<<<<

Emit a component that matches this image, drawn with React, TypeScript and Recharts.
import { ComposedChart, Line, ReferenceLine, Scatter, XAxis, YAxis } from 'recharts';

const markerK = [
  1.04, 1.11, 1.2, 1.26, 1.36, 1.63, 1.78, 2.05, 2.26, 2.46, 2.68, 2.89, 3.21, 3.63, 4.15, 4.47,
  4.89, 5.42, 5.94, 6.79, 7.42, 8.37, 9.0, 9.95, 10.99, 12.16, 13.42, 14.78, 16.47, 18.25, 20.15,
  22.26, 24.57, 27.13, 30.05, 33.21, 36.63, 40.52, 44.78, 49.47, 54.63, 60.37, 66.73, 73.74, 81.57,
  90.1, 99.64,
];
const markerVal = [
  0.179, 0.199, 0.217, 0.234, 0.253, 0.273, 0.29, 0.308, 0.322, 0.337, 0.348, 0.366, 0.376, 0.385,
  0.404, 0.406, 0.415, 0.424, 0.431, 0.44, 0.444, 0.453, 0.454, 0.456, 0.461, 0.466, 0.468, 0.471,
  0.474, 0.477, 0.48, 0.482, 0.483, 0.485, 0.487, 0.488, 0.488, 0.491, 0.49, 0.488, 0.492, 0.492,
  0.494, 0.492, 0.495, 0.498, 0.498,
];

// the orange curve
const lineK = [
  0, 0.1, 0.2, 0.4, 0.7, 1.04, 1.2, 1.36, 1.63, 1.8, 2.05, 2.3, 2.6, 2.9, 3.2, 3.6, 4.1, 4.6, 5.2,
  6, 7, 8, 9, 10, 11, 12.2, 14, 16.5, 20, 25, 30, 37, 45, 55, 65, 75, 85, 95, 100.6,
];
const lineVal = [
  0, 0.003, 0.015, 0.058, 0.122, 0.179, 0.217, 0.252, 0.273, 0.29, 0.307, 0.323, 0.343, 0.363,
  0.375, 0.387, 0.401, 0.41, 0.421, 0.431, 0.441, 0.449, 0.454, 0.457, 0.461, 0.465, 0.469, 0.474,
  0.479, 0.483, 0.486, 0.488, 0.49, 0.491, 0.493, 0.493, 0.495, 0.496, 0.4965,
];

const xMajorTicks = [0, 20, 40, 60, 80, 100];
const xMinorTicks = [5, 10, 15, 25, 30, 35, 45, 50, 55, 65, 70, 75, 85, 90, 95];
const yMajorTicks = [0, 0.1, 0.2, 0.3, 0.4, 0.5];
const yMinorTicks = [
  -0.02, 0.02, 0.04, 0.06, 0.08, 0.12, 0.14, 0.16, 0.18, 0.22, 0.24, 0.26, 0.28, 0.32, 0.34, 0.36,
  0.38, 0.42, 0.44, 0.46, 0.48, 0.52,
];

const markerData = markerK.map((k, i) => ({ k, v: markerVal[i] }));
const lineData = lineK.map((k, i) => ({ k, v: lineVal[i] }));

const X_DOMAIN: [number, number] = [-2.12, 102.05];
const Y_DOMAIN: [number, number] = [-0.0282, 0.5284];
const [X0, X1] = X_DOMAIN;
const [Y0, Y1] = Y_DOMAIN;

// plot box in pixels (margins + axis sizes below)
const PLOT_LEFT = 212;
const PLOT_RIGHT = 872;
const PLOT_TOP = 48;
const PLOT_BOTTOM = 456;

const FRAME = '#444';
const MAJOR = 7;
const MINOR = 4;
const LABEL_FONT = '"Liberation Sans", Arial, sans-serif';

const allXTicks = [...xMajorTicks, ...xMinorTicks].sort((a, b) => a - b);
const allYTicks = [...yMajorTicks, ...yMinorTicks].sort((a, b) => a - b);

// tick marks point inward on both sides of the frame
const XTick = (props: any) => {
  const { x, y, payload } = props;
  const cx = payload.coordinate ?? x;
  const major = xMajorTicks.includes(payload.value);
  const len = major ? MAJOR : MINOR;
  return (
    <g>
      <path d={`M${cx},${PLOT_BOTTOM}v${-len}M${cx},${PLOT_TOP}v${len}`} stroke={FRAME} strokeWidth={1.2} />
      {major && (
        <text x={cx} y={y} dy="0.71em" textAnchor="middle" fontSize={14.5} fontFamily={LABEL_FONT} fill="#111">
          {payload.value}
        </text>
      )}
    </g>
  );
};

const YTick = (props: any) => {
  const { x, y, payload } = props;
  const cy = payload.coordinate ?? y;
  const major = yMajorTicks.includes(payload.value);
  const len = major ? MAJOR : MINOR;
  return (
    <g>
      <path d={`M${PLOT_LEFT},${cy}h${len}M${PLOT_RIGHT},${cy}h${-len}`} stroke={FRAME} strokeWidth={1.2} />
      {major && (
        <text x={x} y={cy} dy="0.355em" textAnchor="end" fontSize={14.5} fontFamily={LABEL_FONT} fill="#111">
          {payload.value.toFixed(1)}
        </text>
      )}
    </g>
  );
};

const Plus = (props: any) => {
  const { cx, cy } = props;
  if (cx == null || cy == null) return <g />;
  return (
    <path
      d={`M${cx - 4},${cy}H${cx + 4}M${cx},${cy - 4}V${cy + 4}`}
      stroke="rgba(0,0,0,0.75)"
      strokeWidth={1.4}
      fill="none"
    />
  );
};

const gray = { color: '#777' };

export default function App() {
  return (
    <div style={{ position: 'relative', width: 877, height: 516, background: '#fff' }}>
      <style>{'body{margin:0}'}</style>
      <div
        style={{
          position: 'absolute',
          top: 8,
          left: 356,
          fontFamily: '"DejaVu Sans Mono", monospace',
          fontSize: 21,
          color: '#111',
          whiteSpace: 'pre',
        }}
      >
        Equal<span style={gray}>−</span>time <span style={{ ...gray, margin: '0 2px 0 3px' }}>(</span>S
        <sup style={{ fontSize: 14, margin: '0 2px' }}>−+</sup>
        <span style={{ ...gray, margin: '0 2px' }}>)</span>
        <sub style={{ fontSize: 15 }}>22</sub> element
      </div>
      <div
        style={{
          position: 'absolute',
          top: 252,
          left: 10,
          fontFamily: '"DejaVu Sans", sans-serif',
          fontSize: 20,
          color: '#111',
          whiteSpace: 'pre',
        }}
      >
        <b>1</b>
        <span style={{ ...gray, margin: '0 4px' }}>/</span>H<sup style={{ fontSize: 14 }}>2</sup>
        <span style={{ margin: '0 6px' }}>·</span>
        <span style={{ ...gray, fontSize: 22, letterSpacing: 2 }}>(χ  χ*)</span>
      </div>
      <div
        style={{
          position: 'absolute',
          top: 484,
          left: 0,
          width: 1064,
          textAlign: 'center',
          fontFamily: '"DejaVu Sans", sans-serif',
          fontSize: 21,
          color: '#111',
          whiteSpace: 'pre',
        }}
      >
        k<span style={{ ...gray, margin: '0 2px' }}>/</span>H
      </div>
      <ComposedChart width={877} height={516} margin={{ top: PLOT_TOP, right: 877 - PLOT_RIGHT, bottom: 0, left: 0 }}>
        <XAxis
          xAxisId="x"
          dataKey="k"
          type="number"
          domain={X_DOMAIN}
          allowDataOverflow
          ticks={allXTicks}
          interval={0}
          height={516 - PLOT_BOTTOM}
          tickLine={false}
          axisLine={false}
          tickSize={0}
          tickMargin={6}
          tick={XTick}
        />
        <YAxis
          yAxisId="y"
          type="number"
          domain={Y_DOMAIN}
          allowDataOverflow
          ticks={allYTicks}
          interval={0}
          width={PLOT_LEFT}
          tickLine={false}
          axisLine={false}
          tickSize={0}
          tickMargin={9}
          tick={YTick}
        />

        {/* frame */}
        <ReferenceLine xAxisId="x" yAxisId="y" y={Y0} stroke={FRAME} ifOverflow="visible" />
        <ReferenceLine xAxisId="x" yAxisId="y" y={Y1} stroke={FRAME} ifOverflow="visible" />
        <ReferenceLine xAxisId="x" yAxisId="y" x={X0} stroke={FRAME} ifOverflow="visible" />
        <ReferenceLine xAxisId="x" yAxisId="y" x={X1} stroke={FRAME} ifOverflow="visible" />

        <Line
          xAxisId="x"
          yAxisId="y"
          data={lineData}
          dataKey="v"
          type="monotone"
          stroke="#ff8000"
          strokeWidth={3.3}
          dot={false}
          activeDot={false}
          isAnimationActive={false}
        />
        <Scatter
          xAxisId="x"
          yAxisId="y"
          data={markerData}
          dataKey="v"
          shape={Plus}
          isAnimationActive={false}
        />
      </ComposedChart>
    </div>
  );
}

>>>>

:: OBJECTIVE ::
Take the lines above from the first through the one containing "Scatter, XAxis, YAxis" and reproduce them exactly; include nothing else.

:: TASK RESPONSE ::
Emit a component that matches this image, drawn with React, TypeScript and Recharts.
import { ComposedChart, Line, ReferenceLine, Scatter, XAxis, YAxis } from 'recharts';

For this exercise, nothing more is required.